When the above Helm chart was installed, it would create a CRD of the Terraform kind, the operator will go and plan and apply the service-postgres module with the vars set as inputs. In this case, it'll create a database and user called account-service on the account RDS instance, and manage roles and grants, passwords, security group access, etc.

eventually consistent infrastructure ⏱️

Of course, the Terraform resources might take a short while to set up, so the service will need to handle scenarios where its Terraform dependencies might not exist yet. In practice though, we were able to provision databases, service accounts, S3 buckets, Kafka topics, and more within a few seconds and the service's pods would simply restart until they existed.

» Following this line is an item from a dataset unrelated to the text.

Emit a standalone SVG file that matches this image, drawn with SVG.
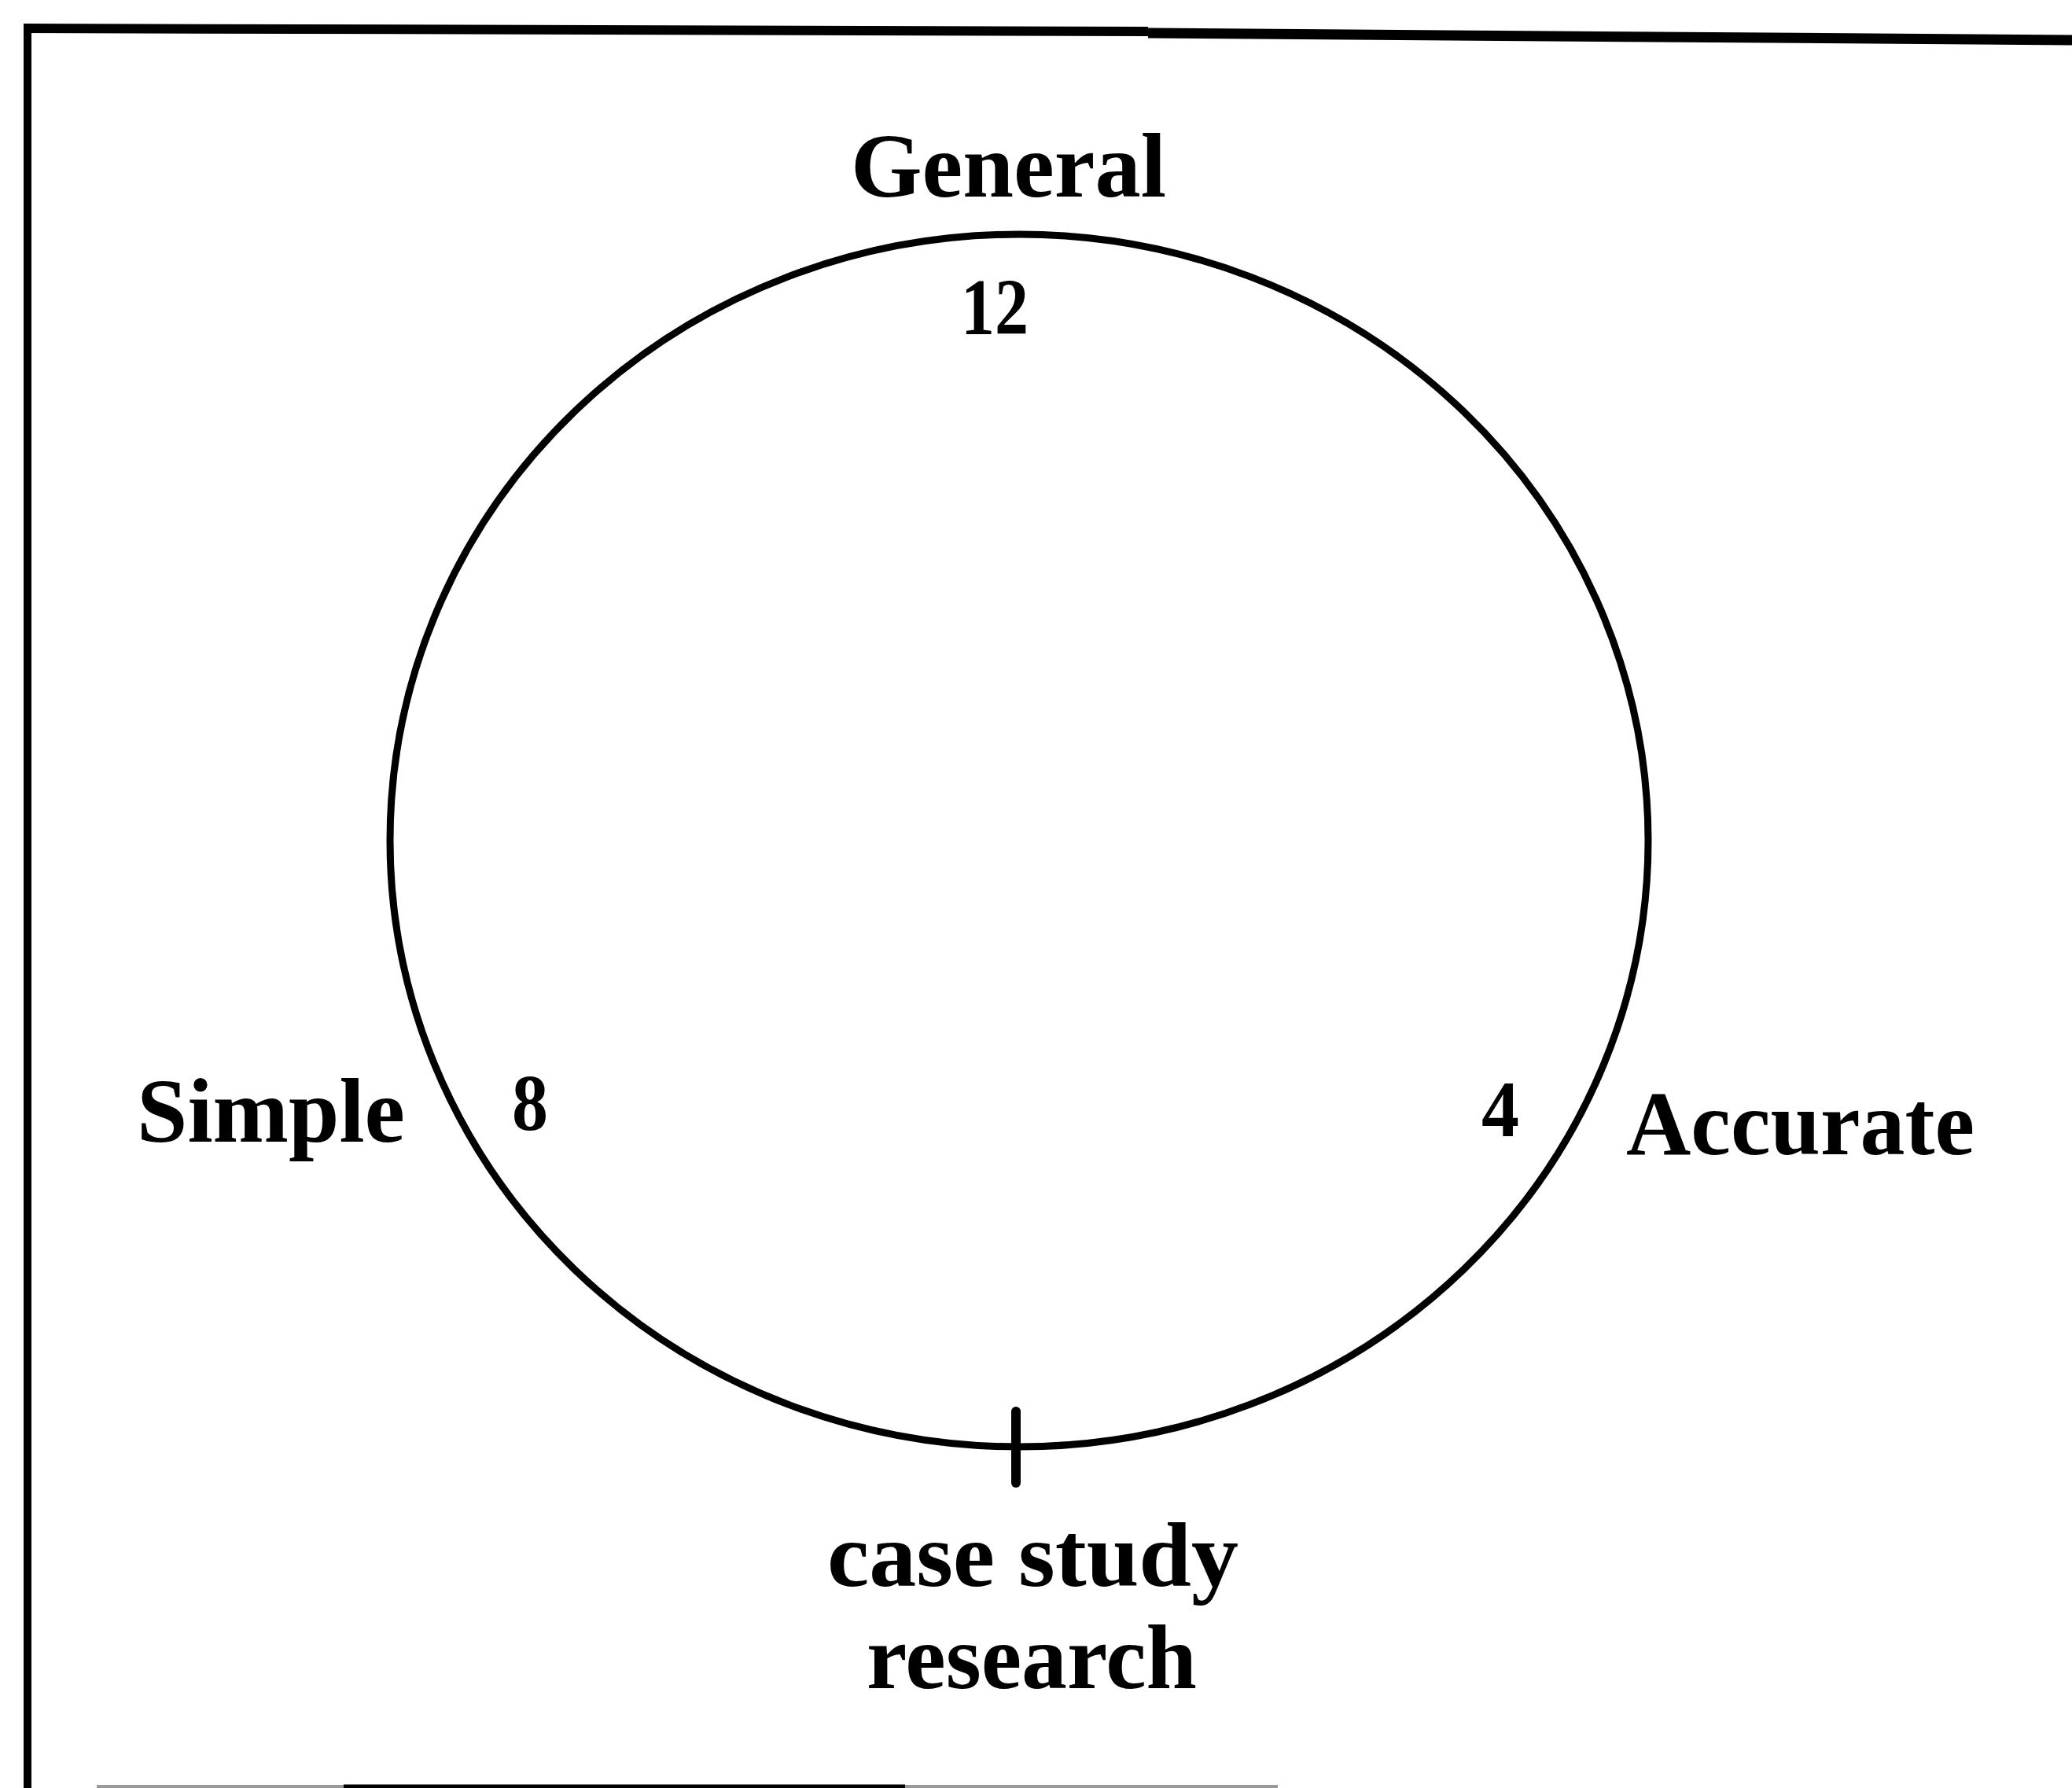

The Terraform operator will also continually apply the resources it's managing, so that helped us to avoid drift between what we expect to exist; it also fixes any situations where a user might manually change the infrastructure outside of code approvals.

split brain terraform 🧠

It's important to point out that this workflow is only for any per-service infrastructure; each Helm Release would provision services just for itself, and be managed by the operator.

The Platform team would continue to use Atlantis and the Terragrunt repo to manage the main cloud estate (VPCs, security groups, database instances, EKS, etc). The Platform team would also maintain the deployment Helm chart and the Terraform modules referenced by it.

The per-service Terraform modules could reference the remote state of those managed by Atlantis since they shared the same remote state S3 bucket. With the example above, by passing in the name of the RDS instance from the Terraform resource in Kubernetes, the operator can pull outputs from the instance's remote state when it was set up by Atlantis, based on whatever was needed.

next steps 🥾

In many ways, this made the HelmRelease in the GitOps repo a source of truth for the deployment; already describing how it should work at runtime, it was also now including some of its dependencies.

With time, our goal was to abstract the YAML from the repo into a service catalog like Backstage, where it would be easy to say "I want to create a service called X, it needs Postgres and Kafka", and its entire setup, including some boilerplate code and its infrastructure, could go off and be created automatically.